Con una nota del ministero dello Sviluppo economico è stata annunciata la chiusura di una delle contrattazioni del cosiddetto “tavolo Romani”: è stato firmato da Telecom Italia e gli altri operatori alternativi un memorandum d’intesa sulla condivisione delle infrastrutture passive relative a una nuova rete in fibra destinata a costituire la spina dorsale dei servizi in banda larga del futuro.
Al centro dell’accordo la creazione di una società veicolo (ancora tutta da definire e per cui sarà aperto un altro tavolo tecnico che entro tre mesi avrà il compito di fissare le regole del governo societario) per la realizzazione delle infrastrutture passive (cavi in fibra spenta, cavidotti e canalizzazioni verticali) e, successivamente, per la loro gestione. L’intesa esclude, dunque, la fibra e gli apparati (questioni affrontate ora esclusivamente su un altro tavolo e che attualmente vedono gli operatori costretti ad usare i propri oppure affittare quelli di Telecom Italia.
Questa società rappresenta l’ anticipata newco che attualmente comprende solo le telco, ma che cercherà di coinvolgere nel progetto investitori pubblici e altri privati. Per attirare altri soggetti come la Cassa Depositi, secondo indiscrezioni , è stato stabilito che andrà a operare solo in quelle aree nelle quali non sono presenti altri gestori con un’offerta in fibra (ad oggi solo Fastweb, presente in 7 città, e un progetto Telecom in attesa delle autorizzazioni Agcom). Inoltre è stato previsto che ognuno dovrà presentare un proprio piano “vincolante” per la banda ultralarga.
In ogni caso rappresenta un compromesso rispetto all’idea di una società delle infrastrutture complete, ma questo accordo dovrebbe permettere di entrare nella fase finale di contrattazione per la rete di nuova generazione . Per questo gli esperti concordano nel ritenerlo un passo importante. Ma, comunque, solo il primo.
Mentre infatti si chiude un tavolo con un parziale successo (ed estenuanti trattative) e se ne apre un altro con le medesime prospettive, l’Italia perde terreno nella speciale classifica stilata da FTTH Council Europe che mette in fila i paesi europei in base all’adozione della fibra ottica: da un anno all’altro cala di ben tre posizioni, scendendo dall’undicesimo al quattordicesimo posto, e in un triennio di dieci, con i paesi balcanici e dell’est a correre più veloce del Belpaese.

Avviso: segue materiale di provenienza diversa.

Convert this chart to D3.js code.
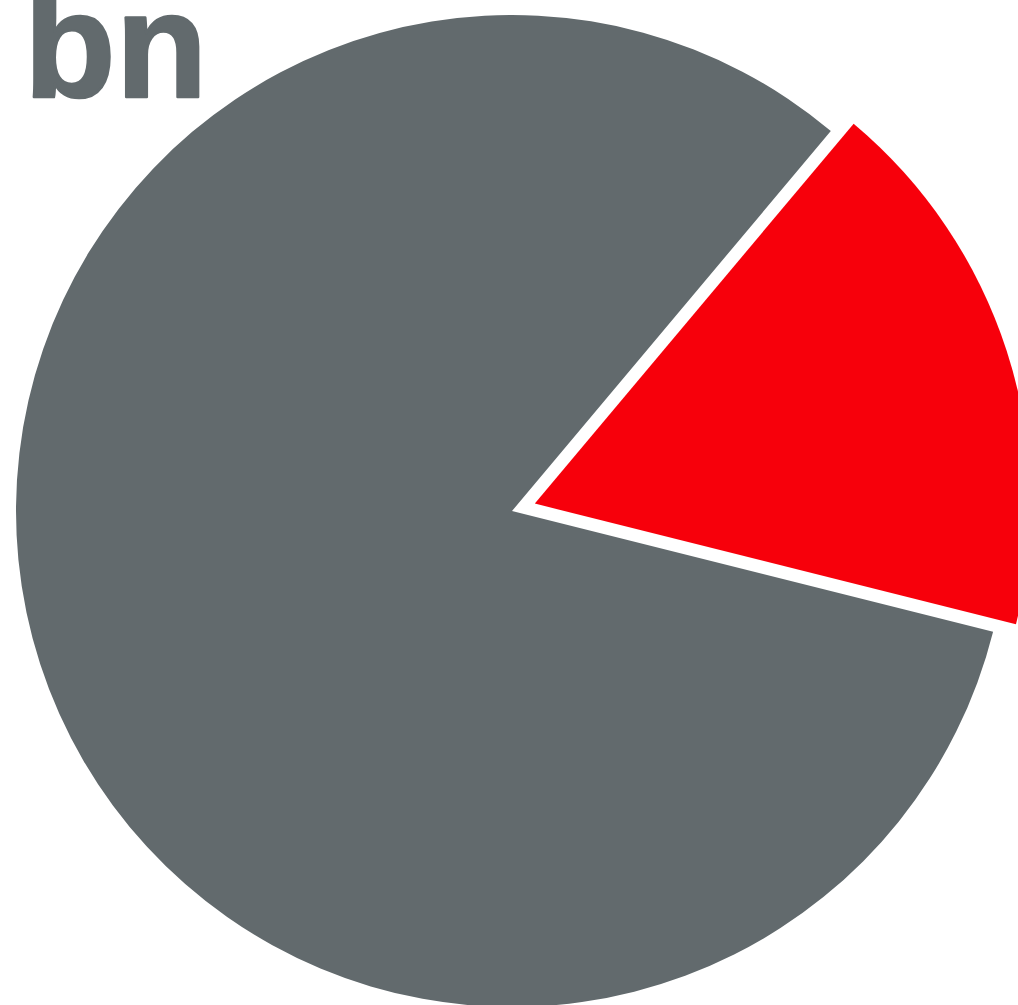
<!DOCTYPE html>
<html lang="en">
<head>
  <meta charset="utf-8">
  <title>pie</title>
  <script src="https://d3js.org/d3.v7.min.js"></script>
  <style>
    body { margin: 0; background: #fff; overflow: hidden; }
    #unit {
      font-family: "Liberation Sans", Arial, sans-serif; font-weight: bold; font-size: 150px;
      fill: #626a6d; stroke: #626a6d; stroke-width: 2.5px; stroke-linejoin: round;
    }
  </style>
</head>
<body>
  <script>
    // data
    const categories = ["share", "rest"];
    const values = [17.8, 82.2];
    const colors = ["#f7000b", "#626a6d"];
    const unitLabel = "bn";

    // config
    const width = 1018, height = 1005;
    const cx = 512, cy = 511, radius = 496;
    const startDeg = 40;
    const explode = 24;

    const svg = d3.select("body").append("svg")
      .attr("width", width).attr("height", height);

    const pie = d3.pie().sort(null)
      .startAngle(startDeg * Math.PI / 180)
      .endAngle((startDeg + 360) * Math.PI / 180);
    const arc = d3.arc().innerRadius(0).outerRadius(radius);

    const arcs = pie(values);
    const g = svg.append("g").attr("transform", `translate(${cx},${cy})`);

    g.selectAll("path").data(arcs).enter().append("path")
      .attr("d", arc)
      .attr("fill", (d, i) => colors[i])
      .attr("transform", (d, i) => {
        if (i !== 0) return null; // only the first slice is pulled out
        const mid = (d.startAngle + d.endAngle) / 2;
        return `translate(${explode * Math.sin(mid)},${-explode * Math.cos(mid)})`;
      });

    svg.append("text").attr("id", "unit")
      .attr("x", 24).attr("y", 97)
      .text(unitLabel);
  </script>
</body>
</html>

Arriva in Italia , intanto, il Commissario Ue all’agenda digitale, Neelie Kroes, che non ha certo evitato di mettere sul banco l’obiettivo di economia digitale e estensione della banda larga posto dalle istituzioni europee. Kroes ha spronato quindi l’Italia: è su e-governmente ed e-commerce, ha detto che l’Italia “deve mettersi al passo con gli altri paesi europei che fanno buon uso degli strumenti telematici. Il paese ne ha tutto da guadagnare”.
Inoltre per “creare un mercato unico digitale” occorre, sottolinea la Kroes , che tutti i paesi “si dotino della banda larga entro il 2013 e di quella veloce entro il 2020”. E per farlo bisogna investire: “Non è possibile – ha detto con un riferimento all’ipotesi di affido alle emittenti televisive locali o alla creazione di un nuovo tesoretto – spendere gli introiti dell’asta sulle frequenze per la banda larga mobile in altri settori completamente diversi”.